Friday, April 11, 2008

Those Bloomin' Taxes


I should be working on my tax return, but dang it, I haven't filed away any paperwork since last June, so I first have to sort through a foot-tall pile of paper. True to form, I'm procrastinating. Which is just how I got into this pickle in the first place.

One of the other annoyances of tax season is how it coincides with planting season. This morning I said to heck with the taxes and planted some sweet pea seeds. Then I came inside and read about a nifty proposal that would give tax breaks for gardening! Well, not necessarily for planting sweet peas (they're poisonous) but for growing food in our yards, similar to the Victory Gardens in WWI, except this time with a little tax incentive.

Writing in Alternet, Roger Doiron says:
I am proposing that home growers finally catch a break. Not from bugs, weather, or clunky garden shoes, but from taxes. It's not as silly an idea as it may sound. We give tax breaks to people to encourage them to put hybrid cars in their garages and solar panels on their roofs, so why not offer incentives for solar-powered, healthy food production in their backyard? ...

More home gardens would offer us victory not only over rising food and health care costs, but also foreign oil dependency and climate change. Researcher estimate that locally-grown foods use up to 17 times less climate-warming, fossil fuels than foods from away. And when it comes to local foods, it doesn’t get any “localer” than one’s own yard.
Doiron would have the government waive taxes on gardening supplies and - more significantly - offer an income tax deduction for a kitchen garden (or for rental of a community garden plot) similar to the break for a home office, based on square footage.

This is such a cool and clever idea.
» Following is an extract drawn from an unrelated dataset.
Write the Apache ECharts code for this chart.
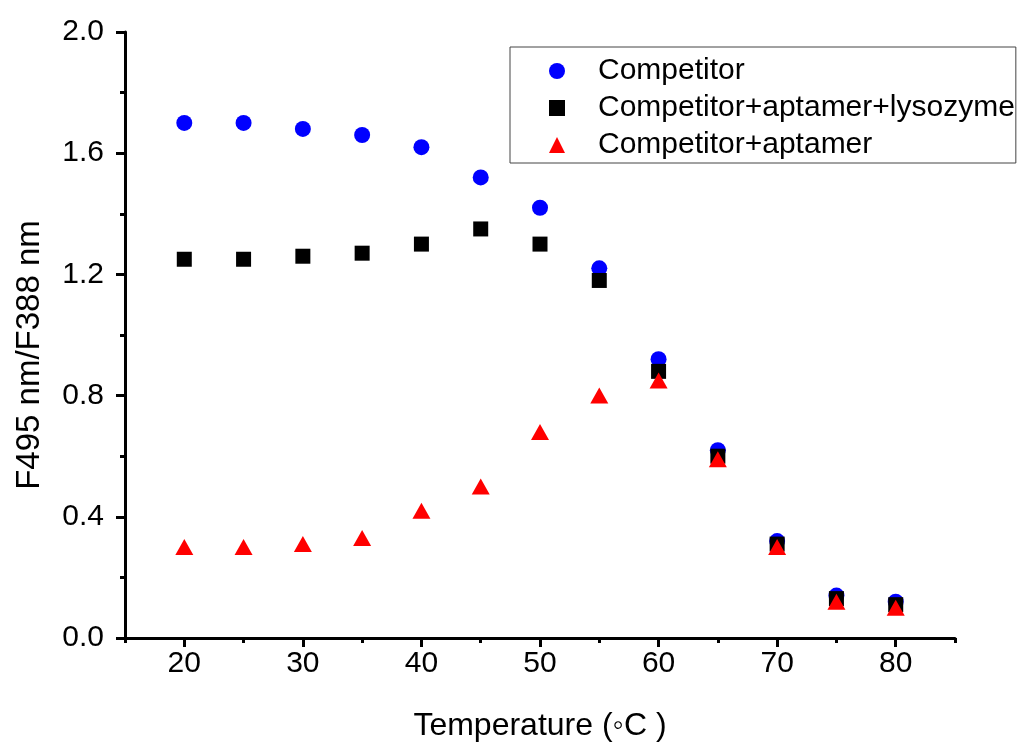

It won't save the earth all on its own. But as the price of oil climbs ever higher, it might help ease the transition to the more local world that we'll all be forced to inhabit in the future. Less lofty - but no less important - more people might discover the pleasures of perfectly fresh vegetables: tender-crisp baby lettuce, sun-warmed tomatoes, sweet buttery purple-podded beans.

By that way, that sweet feline pansy pictured above, taunting those of you who are still digging out from winter? It survived from last fall, along with most of its companions, under layers of snow and discouragement. And since it's a pansy, it's edible - though this particular specimen probably has too much dirt-and-oil grime from the street in front of my house.